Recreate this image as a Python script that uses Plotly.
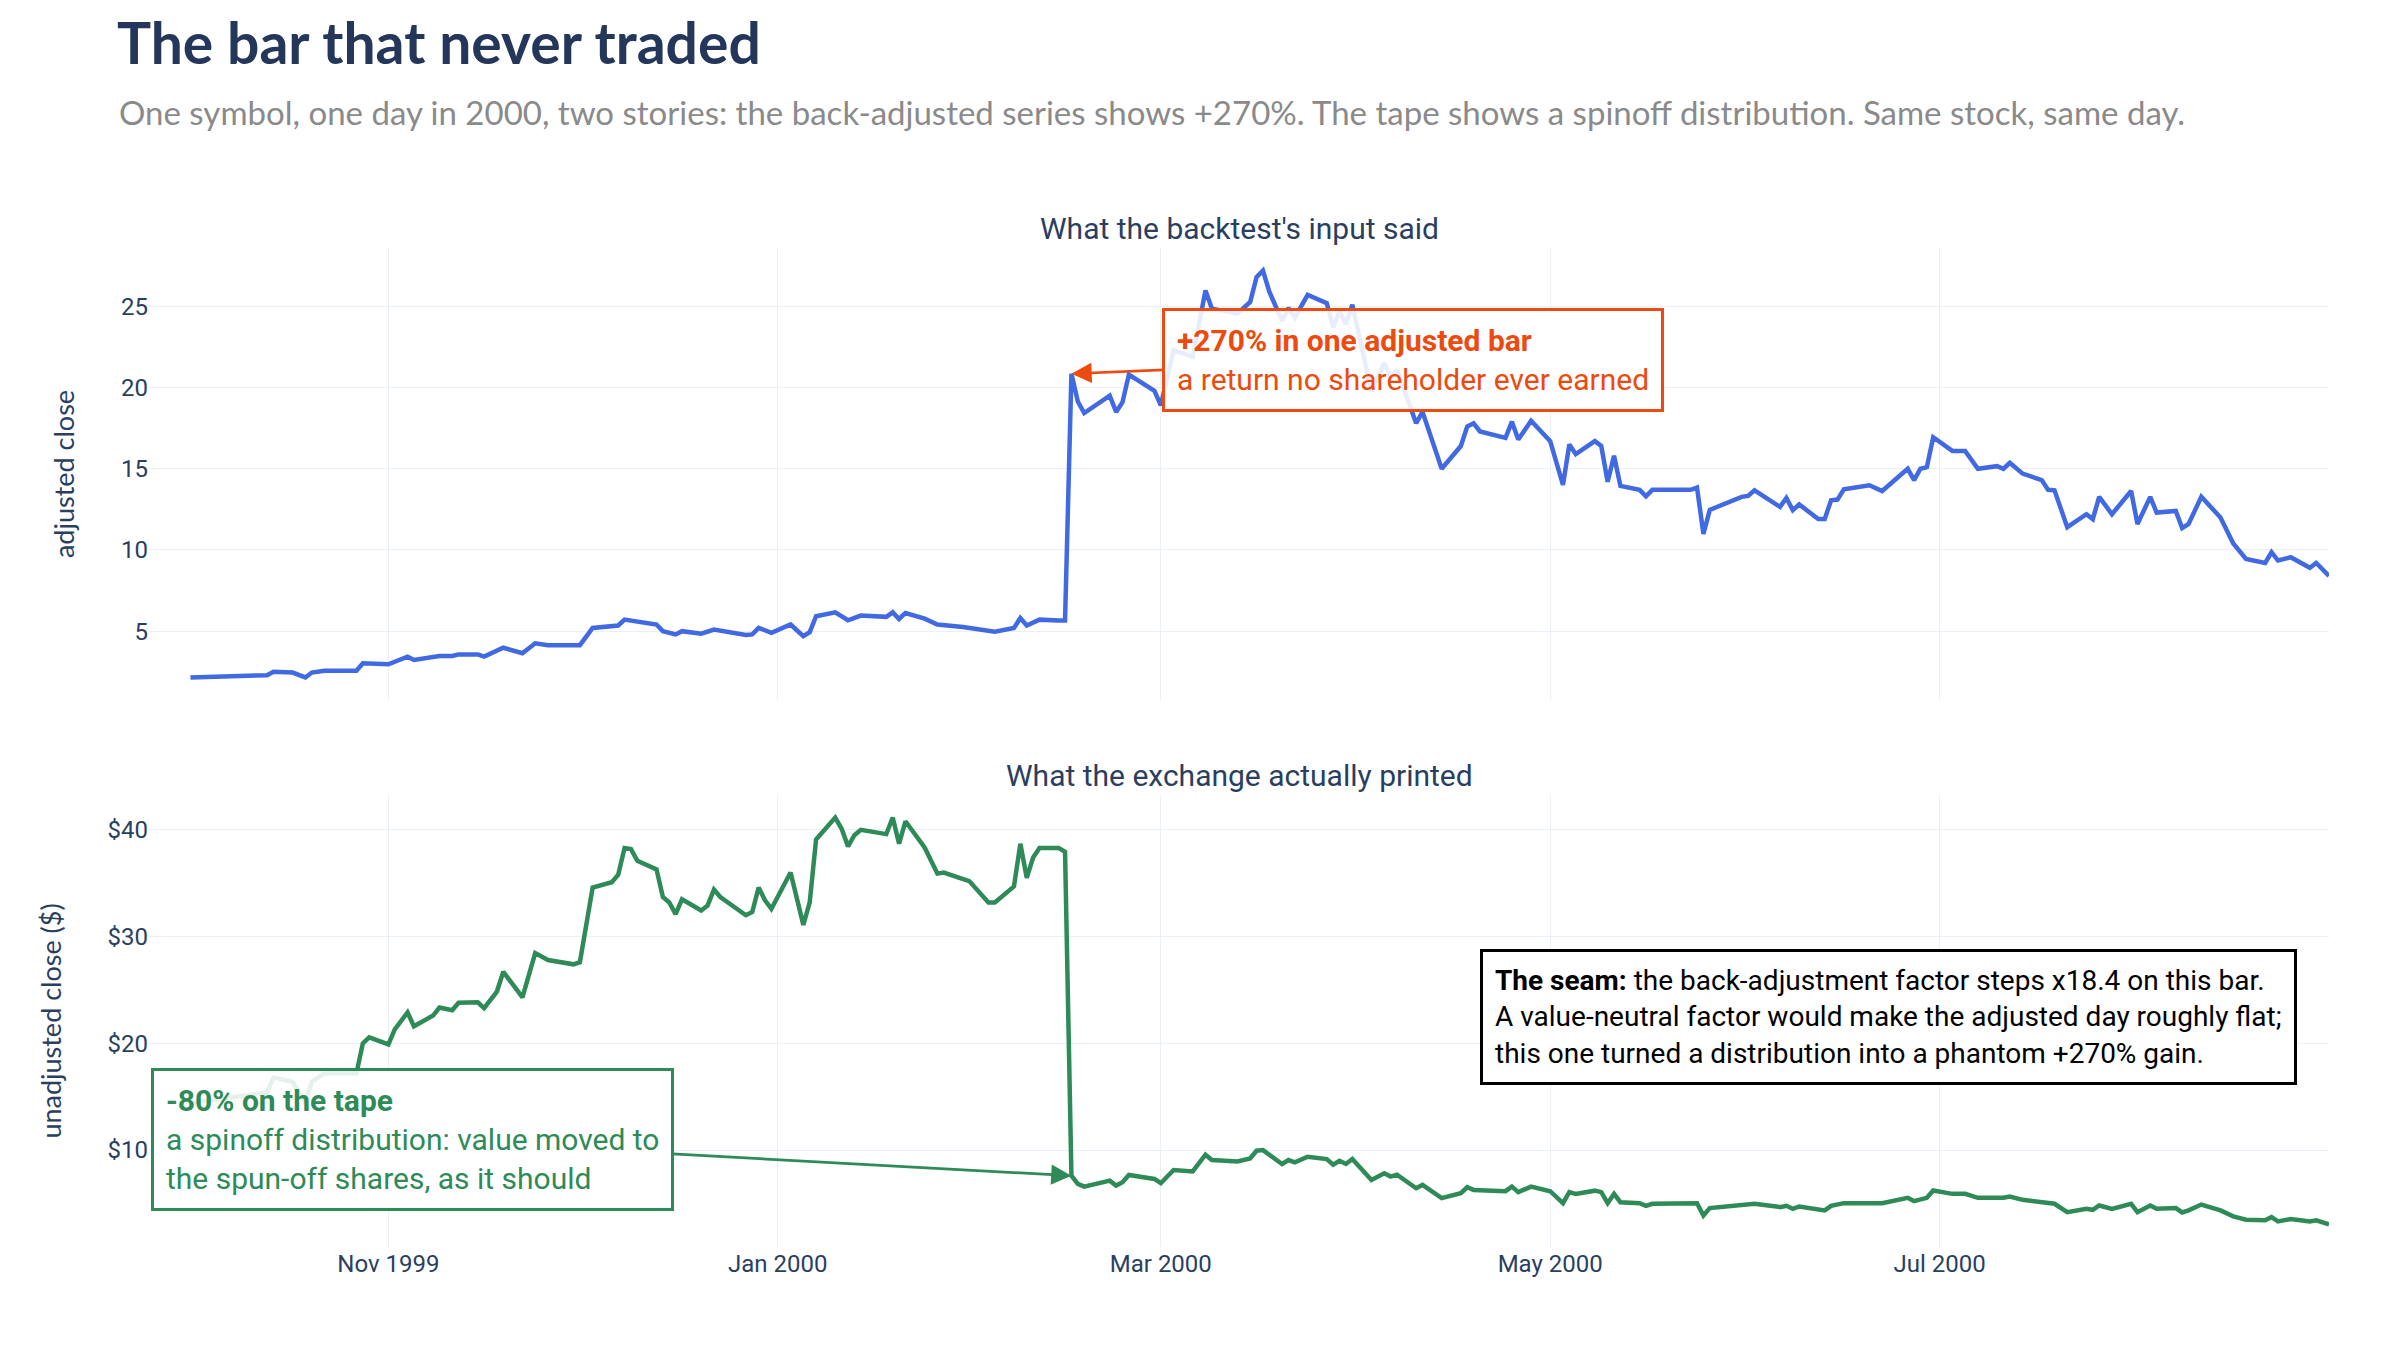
import plotly.graph_objects as go
from plotly.subplots import make_subplots

# back-adjusted close, as the backtest saw it
adj_dates = [
    "1999-10-01", "1999-10-13", "1999-10-14", "1999-10-17", "1999-10-19", "1999-10-20",
    "1999-10-22", "1999-10-27", "1999-10-28", "1999-11-01", "1999-11-04", "1999-11-05",
    "1999-11-09", "1999-11-11", "1999-11-12", "1999-11-15", "1999-11-16", "1999-11-19",
    "1999-11-22", "1999-11-24", "1999-11-26", "1999-12-01", "1999-12-03", "1999-12-07",
    "1999-12-08", "1999-12-10", "1999-12-13", "1999-12-14", "1999-12-16", "1999-12-17",
    "1999-12-20", "1999-12-22", "1999-12-27", "1999-12-28", "1999-12-29", "1999-12-31",
    "2000-01-03", "2000-01-05", "2000-01-06", "2000-01-07", "2000-01-10", "2000-01-12",
    "2000-01-14", "2000-01-18", "2000-01-19", "2000-01-20", "2000-01-21", "2000-01-24",
    "2000-01-26", "2000-01-30", "2000-02-04", "2000-02-07", "2000-02-08", "2000-02-09",
    "2000-02-11", "2000-02-14", "2000-02-15",
    "2000-02-16", "2000-02-17", "2000-02-18", "2000-02-22", "2000-02-23", "2000-02-24",
    "2000-02-25", "2000-02-29", "2000-03-01", "2000-03-03", "2000-03-06", "2000-03-08",
    "2000-03-09", "2000-03-13", "2000-03-15", "2000-03-16", "2000-03-17", "2000-03-18",
    "2000-03-20", "2000-03-21", "2000-03-22", "2000-03-24", "2000-03-27", "2000-03-28",
    "2000-03-29", "2000-03-30", "2000-03-31", "2000-04-03", "2000-04-05", "2000-04-06",
    "2000-04-07", "2000-04-10", "2000-04-11", "2000-04-14", "2000-04-17", "2000-04-18",
    "2000-04-19", "2000-04-20", "2000-04-24", "2000-04-25", "2000-04-26", "2000-04-28",
    "2000-05-01", "2000-05-03", "2000-05-04", "2000-05-05", "2000-05-08", "2000-05-09",
    "2000-05-10", "2000-05-11", "2000-05-12", "2000-05-15", "2000-05-16", "2000-05-17",
    "2000-05-23", "2000-05-24", "2000-05-25", "2000-05-26", "2000-05-31", "2000-06-01",
    "2000-06-02", "2000-06-06", "2000-06-07", "2000-06-08", "2000-06-09", "2000-06-12",
    "2000-06-13", "2000-06-14", "2000-06-15", "2000-06-16", "2000-06-20", "2000-06-21",
    "2000-06-22", "2000-06-26", "2000-06-27", "2000-06-28", "2000-06-29", "2000-06-30",
    "2000-07-03", "2000-07-05", "2000-07-07", "2000-07-10", "2000-07-11", "2000-07-12",
    "2000-07-14", "2000-07-17", "2000-07-18", "2000-07-19", "2000-07-21", "2000-07-24",
    "2000-07-25", "2000-07-26", "2000-07-28", "2000-07-31", "2000-08-01", "2000-08-03",
    "2000-08-04", "2000-08-07", "2000-08-08", "2000-08-09", "2000-08-11", "2000-08-14",
    "2000-08-16", "2000-08-18", "2000-08-21", "2000-08-22", "2000-08-23", "2000-08-25",
    "2000-08-28", "2000-08-29", "2000-08-31",
]
adj_close = [
    2.15, 2.29, 2.50, 2.45, 2.15, 2.45,
    2.56, 2.56, 3.02, 2.96, 3.43, 3.23,
    3.47, 3.47, 3.57, 3.57, 3.43, 3.98,
    3.64, 4.25, 4.14, 4.14, 5.20, 5.35,
    5.71, 5.57, 5.41, 5.00, 4.80, 5.00,
    4.84, 5.10, 4.76, 4.80, 5.20, 4.90,
    5.41, 4.69, 4.94, 5.92, 6.16, 5.67,
    5.96, 5.88, 6.16, 5.75, 6.12, 5.77,
    5.41, 5.26, 4.96, 5.20, 5.81, 5.35,
    5.71, 5.65, 5.65,
    20.85, 19.14, 18.43, 19.50, 18.50, 19.10,
    20.80, 19.80, 18.90, 22.30, 21.90, 25.98,
    24.86, 24.55, 25.27, 26.80, 27.20, 25.90,
    24.10, 24.90, 24.30, 25.70, 25.20, 23.70,
    24.70, 23.90, 25.10, 19.75, 21.50, 20.60,
    21.10, 17.80, 18.50, 15.00, 16.40, 17.60,
    17.80, 17.30, 16.90, 17.90, 16.80, 17.95,
    16.70, 14.00, 16.50, 15.90, 16.70, 16.40,
    14.20, 15.80, 13.94, 13.70, 13.30, 13.70,
    13.70, 13.84, 10.98, 12.47, 13.27, 13.33,
    13.67, 12.65, 13.20, 12.45, 12.80, 11.90,
    11.90, 13.06, 13.10, 13.73, 13.98, 13.84,
    13.63, 15.00, 14.30, 15.00, 15.10, 16.94,
    16.10, 16.10, 15.00, 15.16, 15.00, 15.37,
    14.70, 14.30, 13.70, 13.67, 11.40, 12.20,
    11.90, 13.27, 12.20, 13.63, 11.60, 13.27,
    12.30, 12.40, 11.35, 11.60, 13.27, 12.00,
    10.40, 9.45, 9.20, 9.86, 9.35, 9.55,
    8.90, 9.20, 8.40,
]

# unadjusted close, as the exchange printed it
raw_dates = [
    "1999-10-01", "1999-10-13", "1999-10-14", "1999-10-17", "1999-10-19", "1999-10-20",
    "1999-10-22", "1999-10-27", "1999-10-28", "1999-10-29", "1999-11-01", "1999-11-02",
    "1999-11-04", "1999-11-05", "1999-11-08", "1999-11-09", "1999-11-11", "1999-11-12",
    "1999-11-15", "1999-11-16", "1999-11-18", "1999-11-19", "1999-11-22", "1999-11-24",
    "1999-11-26", "1999-11-30", "1999-12-01", "1999-12-03", "1999-12-06", "1999-12-07",
    "1999-12-08", "1999-12-09", "1999-12-10", "1999-12-13", "1999-12-14", "1999-12-15",
    "1999-12-16", "1999-12-17", "1999-12-20", "1999-12-21", "1999-12-22", "1999-12-23",
    "1999-12-27", "1999-12-28", "1999-12-29", "1999-12-30", "1999-12-31", "2000-01-03",
    "2000-01-05", "2000-01-06", "2000-01-07", "2000-01-10", "2000-01-11", "2000-01-12",
    "2000-01-13", "2000-01-14", "2000-01-18", "2000-01-19", "2000-01-20", "2000-01-21",
    "2000-01-24", "2000-01-26", "2000-01-27", "2000-01-29", "2000-01-31", "2000-02-03",
    "2000-02-04", "2000-02-07", "2000-02-08", "2000-02-09", "2000-02-10", "2000-02-11",
    "2000-02-14", "2000-02-15",
    "2000-02-16", "2000-02-17", "2000-02-18", "2000-02-22", "2000-02-23", "2000-02-24",
    "2000-02-25", "2000-02-29", "2000-03-01", "2000-03-03", "2000-03-06", "2000-03-08",
    "2000-03-09", "2000-03-13", "2000-03-15", "2000-03-16", "2000-03-17", "2000-03-20",
    "2000-03-21", "2000-03-22", "2000-03-24", "2000-03-27", "2000-03-28", "2000-03-29",
    "2000-03-30", "2000-03-31", "2000-04-03", "2000-04-05", "2000-04-06", "2000-04-07",
    "2000-04-10", "2000-04-11", "2000-04-14", "2000-04-17", "2000-04-18", "2000-04-19",
    "2000-04-24", "2000-04-25", "2000-04-26", "2000-04-28", "2000-05-01", "2000-05-03",
    "2000-05-04", "2000-05-05", "2000-05-08", "2000-05-09", "2000-05-10", "2000-05-11",
    "2000-05-12", "2000-05-15", "2000-05-16", "2000-05-17", "2000-05-24", "2000-05-25",
    "2000-05-26", "2000-06-02", "2000-06-06", "2000-06-07", "2000-06-08", "2000-06-09",
    "2000-06-13", "2000-06-14", "2000-06-16", "2000-06-22", "2000-06-26", "2000-06-27",
    "2000-06-29", "2000-06-30", "2000-07-03", "2000-07-05", "2000-07-07", "2000-07-11",
    "2000-07-12", "2000-07-14", "2000-07-19", "2000-07-21", "2000-07-24", "2000-07-25",
    "2000-07-26", "2000-07-28", "2000-07-31", "2000-08-01", "2000-08-03", "2000-08-04",
    "2000-08-07", "2000-08-08", "2000-08-09", "2000-08-11", "2000-08-14", "2000-08-16",
    "2000-08-18", "2000-08-21", "2000-08-22", "2000-08-23", "2000-08-25", "2000-08-28",
    "2000-08-29", "2000-08-31",
]
raw_close = [
    14.4, 15.4, 16.8, 16.4, 14.4, 16.4,
    17.2, 17.2, 20.0, 20.56, 19.9, 21.3,
    22.9, 21.6, 22.6, 23.35, 23.1, 23.8,
    23.85, 23.3, 24.85, 26.7, 24.3, 28.45,
    27.8, 27.4, 27.6, 34.6, 35.1, 35.8,
    38.3, 38.2, 37.1, 36.3, 33.7, 33.2,
    32.1, 33.5, 32.45, 32.9, 34.4, 33.7,
    32.0, 32.3, 34.6, 33.4, 32.6, 36.0,
    31.1, 33.2, 39.1, 41.15, 40.1, 38.45,
    39.5, 40.0, 39.6, 41.15, 38.7, 40.8,
    38.35, 35.9, 36.0, 35.6, 35.2, 33.2,
    33.2, 34.7, 38.7, 35.5, 37.4, 38.3,
    38.3, 37.95,
    7.60, 6.83, 6.58, 7.14, 6.68, 6.99,
    7.67, 7.30, 6.90, 8.14, 8.00, 9.57,
    9.07, 8.94, 9.22, 9.94, 10.00, 8.70,
    9.07, 8.85, 9.38, 9.16, 8.63, 9.00,
    8.70, 9.16, 7.20, 7.83, 7.52, 7.70,
    6.43, 6.74, 5.50, 5.96, 6.52, 6.27,
    6.15, 6.58, 6.06, 6.58, 6.15, 5.03,
    6.06, 5.90, 6.20, 6.06, 5.03, 5.90,
    5.12, 5.03, 4.78, 4.97, 5.03, 3.88,
    4.57, 4.97, 4.66, 4.78, 4.50, 4.72,
    4.35, 4.78, 5.03, 5.03, 5.53, 5.22,
    5.53, 6.21, 5.90, 5.90, 5.53, 5.53,
    5.65, 5.34, 4.97, 4.19, 4.50, 4.41,
    4.81, 4.50, 4.97, 4.19, 4.81, 4.50,
    4.57, 4.16, 4.35, 4.90, 4.35, 3.79,
    3.48, 3.42, 3.73, 3.32, 3.54, 3.32,
    3.42, 3.04,
]

# the bar where the adjustment factor steps
seam_date = "2000-02-16"
seam_adj = 20.85
seam_raw = 7.60

panel_titles = ["What the backtest's input said", "What the exchange actually printed"]

NAVY = "#2a3f5f"
BLUE = "royalblue"
GREEN = "seagreen"
ORANGE = "#ec4a0e"

fig = make_subplots(rows=2, cols=1, shared_xaxes=True, vertical_spacing=0.095,
                    subplot_titles=panel_titles)

fig.add_trace(go.Scatter(x=adj_dates, y=adj_close, mode="lines",
                         line=dict(color=BLUE, width=4.5), name="adjusted"), row=1, col=1)
fig.add_trace(go.Scatter(x=raw_dates, y=raw_close, mode="lines",
                         line=dict(color=GREEN, width=4.5), name="unadjusted"), row=2, col=1)

fig.update_layout(
    template="plotly_white",
    width=2400, height=1350,
    margin=dict(l=141, r=79, t=240, b=111),
    showlegend=False,
    font=dict(family="Roboto", size=24, color=NAVY),
    title=dict(text="<b>The bar that never traded</b>", x=0.0454, xanchor="left",
               xref="container", y=0.988, yanchor="top",
               font=dict(family="Lato", size=57, color="#24365a")),
)

# subplot titles
for a in fig.layout.annotations:
    a.font = dict(family="Roboto", size=30, color=NAVY)

fig.update_xaxes(range=["1999-09-24 12:00", "2000-08-31"], dtick="M2", tick0="1999-11-01",
                 tickformat="%b %Y", showgrid=True, ticks="", showline=False)
fig.update_yaxes(showgrid=True, zeroline=False, title_standoff=38,
                 title_font=dict(family="Lato", size=27, color=NAVY))
fig.update_yaxes(title_text="adjusted close", dtick=5, row=1, col=1)
fig.update_yaxes(title_text="unadjusted close ($)", tickprefix="$", dtick=10, row=2, col=1)

fig.add_annotation(
    text="One symbol, one day in 2000, two stories: the back-adjusted series shows +270%. "
         "The tape shows a spinoff distribution. Same stock, same day.",
    xref="paper", yref="paper", x=-0.0147, y=1.136, xanchor="left", yanchor="middle",
    showarrow=False, font=dict(family="Lato", size=33, color="#8a8a8a"))

fig.add_annotation(
    x=seam_date, y=seam_adj, xref="x", yref="y", ax=342, ay=-14,
    text="<b>+270% in one adjusted bar</b><br>a return no shareholder ever earned",
    align="left", showarrow=True, arrowhead=2, arrowsize=1.5, arrowwidth=2.7,
    arrowcolor=ORANGE, font=dict(family="Roboto", size=30, color=ORANGE),
    bgcolor="rgba(255,255,255,0.88)", bordercolor=ORANGE, borderwidth=3, borderpad=12)

fig.add_annotation(
    x=seam_date, y=seam_raw, xref="x2", yref="y2", ax=-659, ay=-36,
    text="<b>-80% on the tape</b><br>a spinoff distribution: value moved to"
         "<br>the spun-off shares, as it should",
    align="left", showarrow=True, arrowhead=2, arrowsize=1.5, arrowwidth=2.7,
    arrowcolor=GREEN, font=dict(family="Roboto", size=30, color=GREEN),
    bgcolor="rgba(255,255,255,0.88)", bordercolor=GREEN, borderwidth=3, borderpad=12)

fig.add_annotation(
    xref="paper", yref="paper", x=0.6106, y=0.230, xanchor="left", yanchor="middle",
    text="<b>The seam:</b> the back-adjustment factor steps x18.4 on this bar.<br>"
         "A value-neutral factor would make the adjusted day roughly flat;<br>"
         "this one turned a distribution into a phantom +270% gain.",
    align="left", showarrow=False, font=dict(family="Roboto", size=28, color="black"),
    bgcolor="white", bordercolor="black", borderwidth=3, borderpad=12)

fig.write_html("out.html")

————————

▸ **WORK TO BE COMPLETED**
Everything from the first line of the listing above through the line that contains "from plotly.subplots import make_subplots" is to be restated word for word, minus the pictures.

▸ **TASK RESPONSE**
Recreate this image as a Python script that uses Plotly.
import plotly.graph_objects as go
from plotly.subplots import make_subplots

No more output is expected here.